Saturday, July 18, 2020

Some ideas to improve food security in Sri Lanka - an about face on who to assist (priority)


Food Security is the recurring theme for all countries post pandemic, now suddenly discovering that the old world order no longer holds and unlikely to return, with a new normal taking over.

Nothing is more important for a nation - to make sure its residents can obtain their dietary requirements at a reasonable price. If Governments prioritize this, other sustainable industries will automatically grow around this. We must be focused in this direction. Vietnam is a prime example of growing on the backs of this.

In Sri Lanka's context the lip service paid to those in this industry has not changed at all even post pandemic recession we are in the middle of.

It is left to the Private Sector to fend for themselves. They prefer to do it under the radar, when they reach economies of scale, rather than rely on the State, as the latter interferes with the independence to operate, with the normal supply and demand rules. In some cases political interference restricts organic growth instead of assisting it.

Price controls time and again have proved counter-productive as they have either been short term and unsustainable as the recent experience of the Presidential dictats that barely could be sustained for a month before they were conveniently dropped without shame!

The example in the link below is a success story in the poultry industry which has been able to supply local demand, and have been able to take advantage of the void created by supply chain dislocations to export to Middle East Markets of Halal Certified Products.

If one looks at the history of Crysbro they started small and are now one of the most efficient producers of poultry products. This is due to the entrepreneurial skill of its founders.

The State duty is to assist the small scale farmer (not all people farming are farmers, many are forced to farm because the state has enslaved them by giving lands instead of maximizing their skills) with potential and desire with technical knowledge and inputs appropriate to his or her vision. Training is an integral part of this, in judging those with potential. There are educated graduates in Agriculture, without the tools to engage in this field, while 90% of the class are in that stream because they have just got the needed z score to enter that faculty.
We have got all our priorities wrong and we have leaders going to agricultural area exhorting farmers to export, without selecting those with the most potential (10% of farmers who have to be identified and selected) and assist them with improving their skills, productivity, providing quality inputs and assisting in value addition will provide the needed dividends.
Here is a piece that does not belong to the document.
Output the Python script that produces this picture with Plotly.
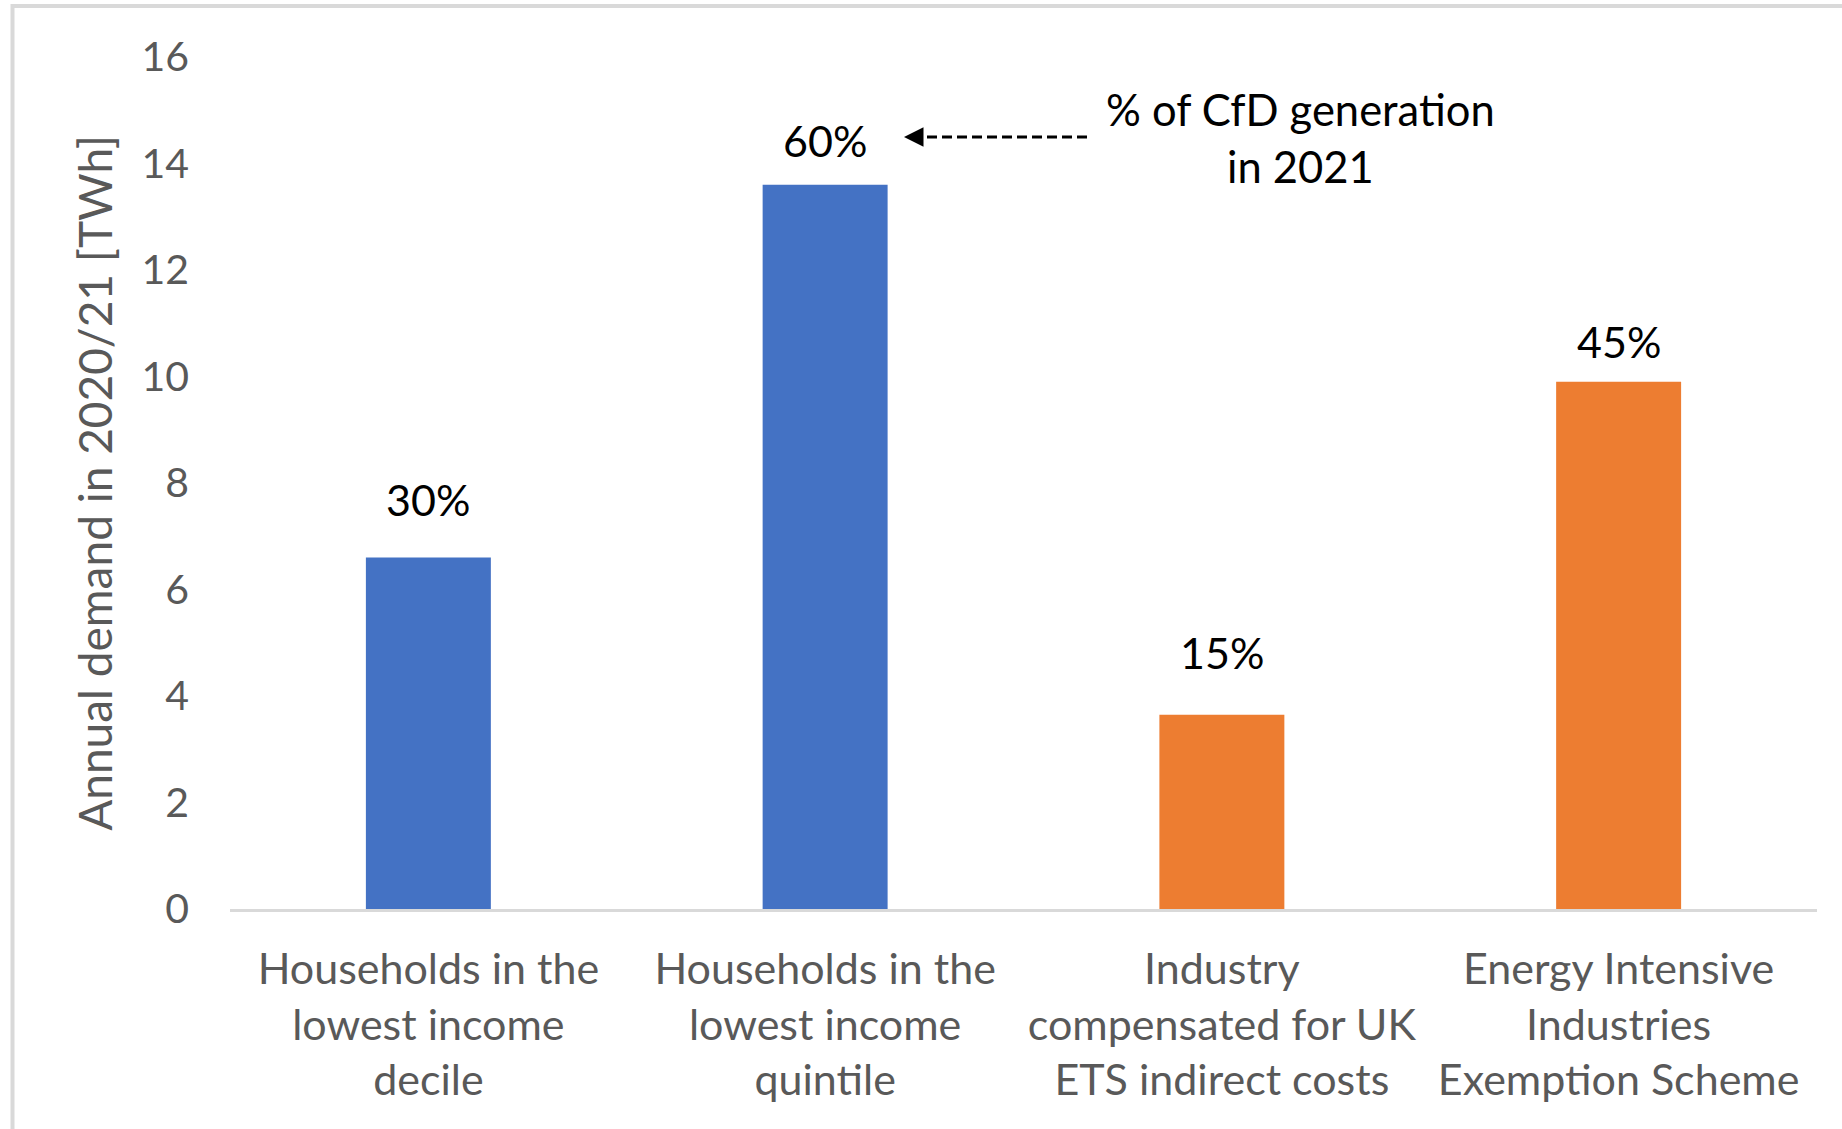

One has only to use the examples of success stories to ask them how they were able to achieve success to know how to replicate this for so many farmers in SL who have the potential, desire, and vision, but lack the inputs needed.

We must identify this pool of people from the community at large. They are also the people most suited to run the country as opposed to the present mob vying to enter parliament. They will turn around this Industry that has been suppressed with inconsistent policies for so long.

As the link shows, 2,000 farmers of maize have a direct market for their produce to Crysbro so the latter can manufacture their own chicken feed. However the answer is not banning the import of maize. Banning only increases the price of inputs making the cost of production of poultry higher, as we have recently seen. If we were able to increase supply of maize that is fine, but it is not as simple as that, as the demand has always been there, but farmers need to be assisted in increasing their output, not due to lower market price, but other factors, such as poor seeds, lack of fertilizer, and schizophrenic policies that have increased HEC (Human Elephant Conflict) in growing area, by further restricting Elephant Habitats.

The biggest myth is the lack of land to grow. We have at least 2 million hectares of land that is unproductive due to parceling out land to landless, the most enslaving policy that SL has performed since independence for political purposes. If we put back a million hectares back to forest, we can then utilize the other million hectares into productive agriculture.

Only a farmer can see this need of balancing productivity with the needs of the environment and not destroying forests that this Government is bent on doing.
In conclusion the key is to identify the potential and develop that. Remember NOT everyone who is classified as a farmer is a farmer. Please identify the 100,000 people in the country who could be classified as farmers from the 1,000,000 who are engaged as such.

It is the 100,000 true farmers who appreciate sustainability not the 900,000 who just want a free ride by cutting more trees and forests to further devastate the land, and the livelihood of a whole nation. It the politician who is pandering to these bogus farmers for their survival that is killing Sri Lanka and worsening the crisis.

There is another matter that needs consideration. With the Government banning the import of maize, a key ingredient in the chicken feed for the Poultry Industry, the local price of maize goes up, however the supply does not increase to match the demand. Then the poultry producers increase the price of chicken as we have seen already, as the feed cost has risen. So if local demand from the consumer falls, as the consumer has less money to buy chicken or eggs, then an efficient producer with contacts in the Middle East has no option but to export if he has a market, where he is able to make a higher profit margin than selling locally. As long as there is an opening here that is fine, if you don't have the export leads, then you have to face the local market realities, of being squeezed, profit wise!